We learned in the Roberts nomination that some Democratic Senators were willing to find reasons to go back on their earlier assurances that they would support a "mainstream conservative," but not an extremist. When Bush nominated a mainstream conservative, John Roberts, fully half of Senate Democrats opposed his confirmation.

Now George Bush has nominated a weak choice for the Supreme Court, one without a strong judicial philosophy that might help her resist the pressures to "grow in office" in ways that would please the NY Times and the Washington Post.

Will Democratic Senators vote for Miers in the belief that, while she may start out as a conservative, she may eventually make the same move to the left that Justices Souter, Blackmun, and Stevens made? And, even if she doesn't, Miers may at least make the sort of move to the center that Justices O'Connor and Kennedy have made. (The fervor with which Bush asserted that Miers would not change her views after long service on the Court makes me wonder whether she promised him that she wouldn't change. But can anyone be expected to keep such a promise years from now?)

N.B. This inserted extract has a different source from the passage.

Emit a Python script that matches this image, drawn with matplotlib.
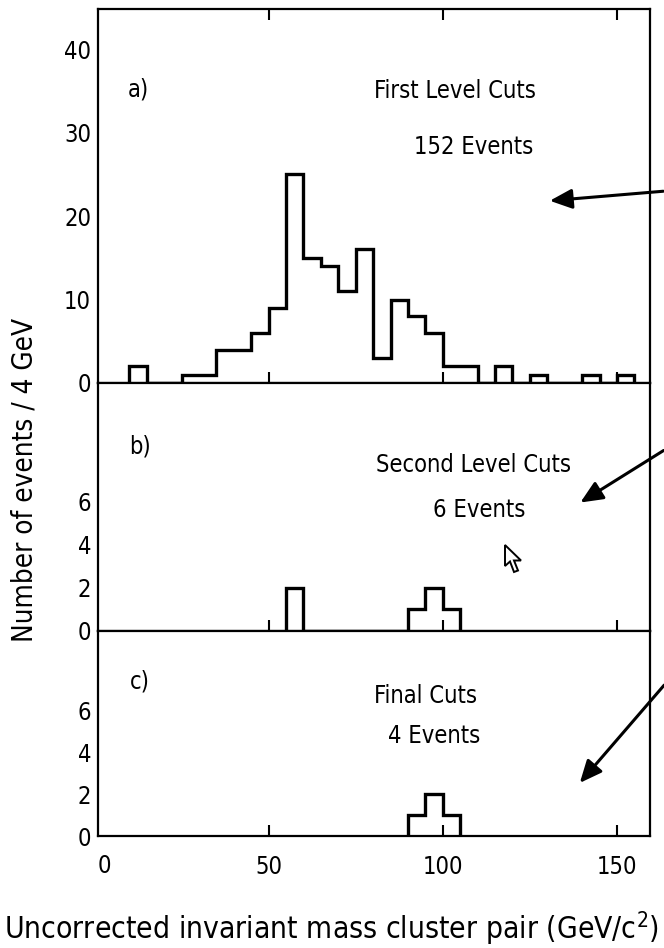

Or will Democratic Senators decide to try to stop the Miers nomination if they can? Although I think that Senate Democrats could survive the political fallout from a filibuster, in my opinion Supreme Court nominees deserve an up-or-down vote. It may take a few weeks for the politics to sort itself out, but getting some Republican defectors may be entirely possible. My best guess is that almost all Democratic Senators will at least begin by tentatively opposing Miers.